# I/O components

This page lists all components for converting and loading/saving data.

:::{note}
For more details about public APIs, refer to
{mod}`medkit.io`.
:::

(api:io:brat)=
## Brat

Brat is a web-based tool for text annotation. Medkit supports the **input** and **output** conversion of text documents. 

:::{seealso}
For more details, refer to {mod}`medkit.io.brat`.
You may refer to this [example](../examples/brat_io.md) for more information.
:::


## Doccano

[Doccano](https://github.com/doccano/doccano) is a text annotation tool from multiple tasks. Medkit supports the **input** and **output** conversion of doccano files (.JSONL format). 

You can load annotations from a .jsonl file or a zip directory.

### Supported tasks
| Doccano Project                  	| Task for io converter                                                                                                     	|
|----------------------------------	|---------------------------------------------------------------------------------------------------------------------------	|
| Sequence labeling                	| {class}`medkit.io.doccano.DoccanoTask.SEQUENCE_LABELING` <br> i.e : `{'text':...,'label':[(int,int,label)]}`              	|
| Sequence labeling with relations 	| {class}`medkit.io.doccano.DoccanoTask.RELATION_EXTRACTION` <br>i.e : `{'text':...,'entities':[{...}],'relations':[{...}]}` 	|
| Text Classification              	| {class}`medkit.io.doccano.DoccanoTask.TEXT_CLASSIFICATION`<br>i.e : `{'text':...,'label':[str]}`                          	|

### Client configuration

The doccano user interface allows custom configuration over certain annotation parameters. The {class}`medkit.io.doccano.DoccanoClientConfig` class contains the configuration to be used by the input converter. 

You can modify the settings depending on the configuration of your project. If you don't provide a config, the converter will use the default doccano configuration.


:::{note}
**Metadata**

- Doccano to medkit: All the extra fields are imported as a dictionary in `TextDocument.metadata`
- Medkit to Doccano: The `TextDocument.metadata` is exported as extra fields in the output data.

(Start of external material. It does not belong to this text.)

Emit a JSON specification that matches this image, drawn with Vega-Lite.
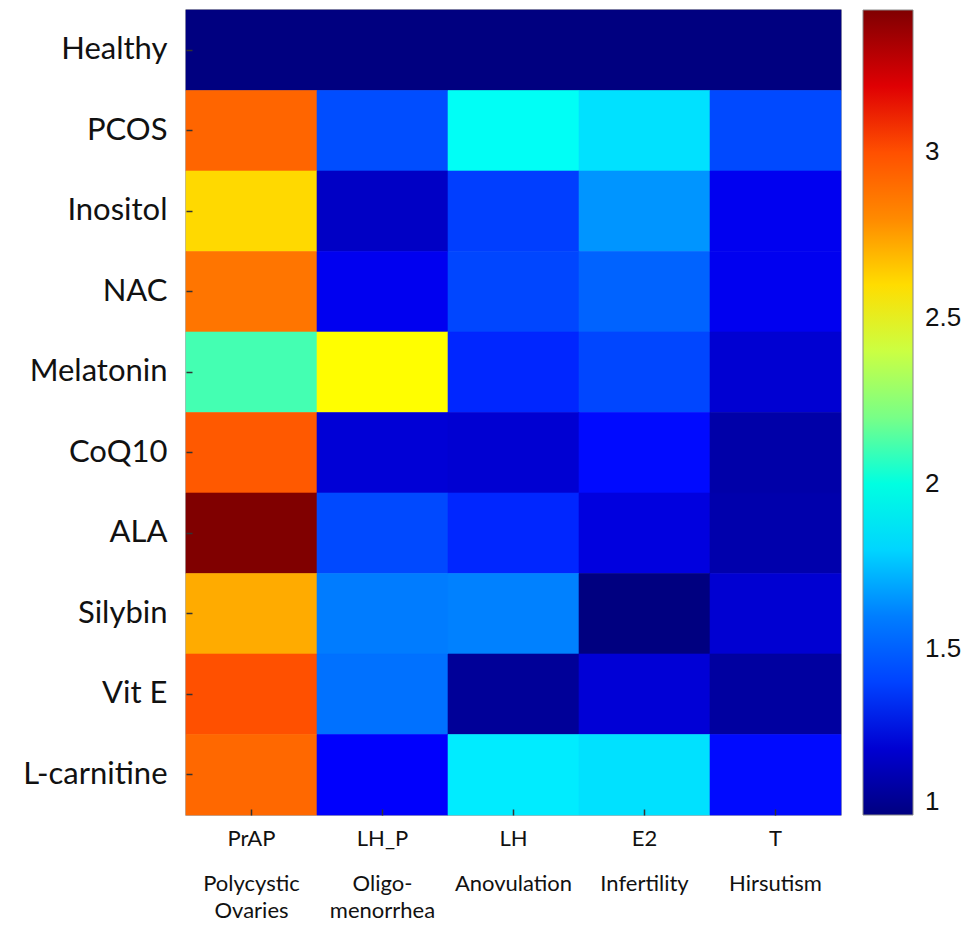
{
  "$schema": "https://vega.github.io/schema/vega-lite/v6.json",
  "autosize": {"type": "none"},
  "padding": {"left": 186, "top": 10, "right": 125, "bottom": 118},
  "width": 655,
  "height": 805,
  "background": "white",
  "config": {
    "view": {"stroke": "#9a9a9a", "strokeWidth": 1.5},
    "axis": {"domain": false, "grid": false}
  },
  "data": {
    "values": [
      {"group": "Healthy", "feature": "PrAP|Polycystic|Ovaries", "ratio": 1.0},
      {"group": "Healthy", "feature": "LH_P|Oligo-|menorrhea", "ratio": 1.0},
      {"group": "Healthy", "feature": "LH|Anovulation", "ratio": 1.0},
      {"group": "Healthy", "feature": "E2|Infertility", "ratio": 1.0},
      {"group": "Healthy", "feature": "T|Hirsutism", "ratio": 1.0},
      {"group": "PCOS", "feature": "PrAP|Polycystic|Ovaries", "ratio": 2.93},
      {"group": "PCOS", "feature": "LH_P|Oligo-|menorrhea", "ratio": 1.43},
      {"group": "PCOS", "feature": "LH|Anovulation", "ratio": 1.94},
      {"group": "PCOS", "feature": "E2|Infertility", "ratio": 1.83},
      {"group": "PCOS", "feature": "T|Hirsutism", "ratio": 1.42},
      {"group": "Inositol", "feature": "PrAP|Polycystic|Ovaries", "ratio": 2.61},
      {"group": "Inositol", "feature": "LH_P|Oligo-|menorrhea", "ratio": 1.17},
      {"group": "Inositol", "feature": "LH|Anovulation", "ratio": 1.39},
      {"group": "Inositol", "feature": "E2|Infertility", "ratio": 1.65},
      {"group": "Inositol", "feature": "T|Hirsutism", "ratio": 1.27},
      {"group": "NAC", "feature": "PrAP|Polycystic|Ovaries", "ratio": 2.87},
      {"group": "NAC", "feature": "LH_P|Oligo-|menorrhea", "ratio": 1.27},
      {"group": "NAC", "feature": "LH|Anovulation", "ratio": 1.41},
      {"group": "NAC", "feature": "E2|Infertility", "ratio": 1.50},
      {"group": "NAC", "feature": "T|Hirsutism", "ratio": 1.27},
      {"group": "Melatonin", "feature": "PrAP|Polycystic|Ovaries", "ratio": 2.11},
      {"group": "Melatonin", "feature": "LH_P|Oligo-|menorrhea", "ratio": 2.52},
      {"group": "Melatonin", "feature": "LH|Anovulation", "ratio": 1.34},
      {"group": "Melatonin", "feature": "E2|Infertility", "ratio": 1.41},
      {"group": "Melatonin", "feature": "T|Hirsutism", "ratio": 1.20},
      {"group": "CoQ10", "feature": "PrAP|Polycystic|Ovaries", "ratio": 2.97},
      {"group": "CoQ10", "feature": "LH_P|Oligo-|menorrhea", "ratio": 1.21},
      {"group": "CoQ10", "feature": "LH|Anovulation", "ratio": 1.20},
      {"group": "CoQ10", "feature": "E2|Infertility", "ratio": 1.31},
      {"group": "CoQ10", "feature": "T|Hirsutism", "ratio": 1.10},
      {"group": "ALA", "feature": "PrAP|Polycystic|Ovaries", "ratio": 3.43},
      {"group": "ALA", "feature": "LH_P|Oligo-|menorrhea", "ratio": 1.42},
      {"group": "ALA", "feature": "LH|Anovulation", "ratio": 1.34},
      {"group": "ALA", "feature": "E2|Infertility", "ratio": 1.23},
      {"group": "ALA", "feature": "T|Hirsutism", "ratio": 1.11},
      {"group": "Silybin", "feature": "PrAP|Polycystic|Ovaries", "ratio": 2.72},
      {"group": "Silybin", "feature": "LH_P|Oligo-|menorrhea", "ratio": 1.59},
      {"group": "Silybin", "feature": "LH|Anovulation", "ratio": 1.61},
      {"group": "Silybin", "feature": "E2|Infertility", "ratio": 1.0},
      {"group": "Silybin", "feature": "T|Hirsutism", "ratio": 1.20},
      {"group": "Vit E", "feature": "PrAP|Polycystic|Ovaries", "ratio": 3.0},
      {"group": "Vit E", "feature": "LH_P|Oligo-|menorrhea", "ratio": 1.55},
      {"group": "Vit E", "feature": "LH|Anovulation", "ratio": 1.06},
      {"group": "Vit E", "feature": "E2|Infertility", "ratio": 1.21},
      {"group": "Vit E", "feature": "T|Hirsutism", "ratio": 1.08},
      {"group": "L-carnitine", "feature": "PrAP|Polycystic|Ovaries", "ratio": 2.92},
      {"group": "L-carnitine", "feature": "LH_P|Oligo-|menorrhea", "ratio": 1.30},
      {"group": "L-carnitine", "feature": "LH|Anovulation", "ratio": 1.86},
      {"group": "L-carnitine", "feature": "E2|Infertility", "ratio": 1.83},
      {"group": "L-carnitine", "feature": "T|Hirsutism", "ratio": 1.31}
    ]
  },
  "resolve": {"axis": {"x": "independent"}},
  "layer": [
    {
      "mark": {"type": "rect", "strokeWidth": 0.6, "stroke": {"expr": "scale('color', datum.ratio)"}},
      "encoding": {
        "x": {
          "field": "feature",
          "type": "nominal",
          "sort": null,
          "scale": {"paddingInner": 0, "paddingOuter": 0},
          "axis": {
            "orient": "bottom",
            "title": null,
            "labelAngle": 0,
            "labelExpr": "split(datum.value, '|')[0]",
            "labelFont": "Lato",
            "labelFontSize": 22,
            "labelColor": "#111",
            "labelBaseline": "top",
            "labelPadding": 19,
            "tickSize": -6,
            "tickColor": "#333",
            "tickWidth": 1.5
          }
        },
        "y": {
          "field": "group",
          "type": "nominal",
          "sort": null,
          "scale": {"paddingInner": 0, "paddingOuter": 0},
          "axis": {
            "title": null,
            "labelFont": "Lato",
            "labelFontSize": 31,
            "labelColor": "#111",
            "labelPadding": 25,
            "tickSize": -6,
            "tickColor": "#333",
            "tickWidth": 1.5
          }
        },
        "color": {
          "field": "ratio",
          "type": "quantitative",
          "scale": {
            "type": "linear",
            "domain": [1, 1.30375, 1.6075, 1.91125, 2.215, 2.51875, 2.8225, 3.12625, 3.43],
            "range": ["#000080", "#0000ff", "#0080ff", "#00ffff", "#80ff80", "#ffff00", "#ff8000", "#ff0000", "#800000"],
            "clamp": true
          },
          "legend": {
            "title": null,
            "orient": "right",
            "direction": "vertical",
            "offset": 22,
            "padding": 0,
            "gradientLength": 805,
            "gradientThickness": 50,
            "gradientStrokeColor": "#888",
            "gradientStrokeWidth": 1,
            "values": [1, 1.5, 2, 2.5, 3],
            "format": ".1~f",
            "labelFont": "Liberation Sans",
            "labelFontSize": 26,
            "labelColor": "#111",
            "labelOffset": 12,
            "labelOverlap": false
          }
        }
      }
    },
    {
      "mark": {"type": "rect", "opacity": 0},
      "encoding": {
        "x": {
          "field": "feature",
          "type": "nominal",
          "sort": null,
          "axis": {
            "orient": "bottom",
            "offset": 45,
            "title": null,
            "labelAngle": 0,
            "labelExpr": "slice(split(datum.value, '|'), 1)",
            "labelFont": "Lato",
            "labelFontSize": 22,
            "labelColor": "#111",
            "labelLineHeight": 27,
            "labelBaseline": "top",
            "labelPadding": 13,
            "ticks": false
          }
        },
        "y": {"field": "group", "type": "nominal", "sort": null}
      }
    }
  ]
}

You can set `include_metadata` to False to remove the extra fields.
:::

For more details, refer to {mod}`medkit.io.doccano`.

(api:io:spacy)=
## Spacy

Medkit supports the **input** and **output** conversion of spacy documents.

:::{important}
For using spacy converters, you need to install [spacy](https://spacy.io/).
These dependencies may be installed with `pip install medkit-lib[spacy]`
:::

:::{seealso}
You may refer to this [example](../examples/spacy_io.md) for more information.
:::

For more details, refer to {mod}`medkit.io.spacy`.

## medkit-json

medkit has some utilities to export and import medkit documents to json format.

You can use {mod}`medkit.io.medkit_json.save_text_documents` to save a list of documents, and then {mod}`medkit.io.medkit_json.load_text_documents` to load them in medkit.

For more details, refer to {mod}`medkit.io.medkit_json`.

## RTTM

Rich Transcription Time Marked (.rttm) files contains diarization information. 
Medkit supports input and output conversion of audio documents.

For more details, refer to {mod}`medkit.io.rttm`.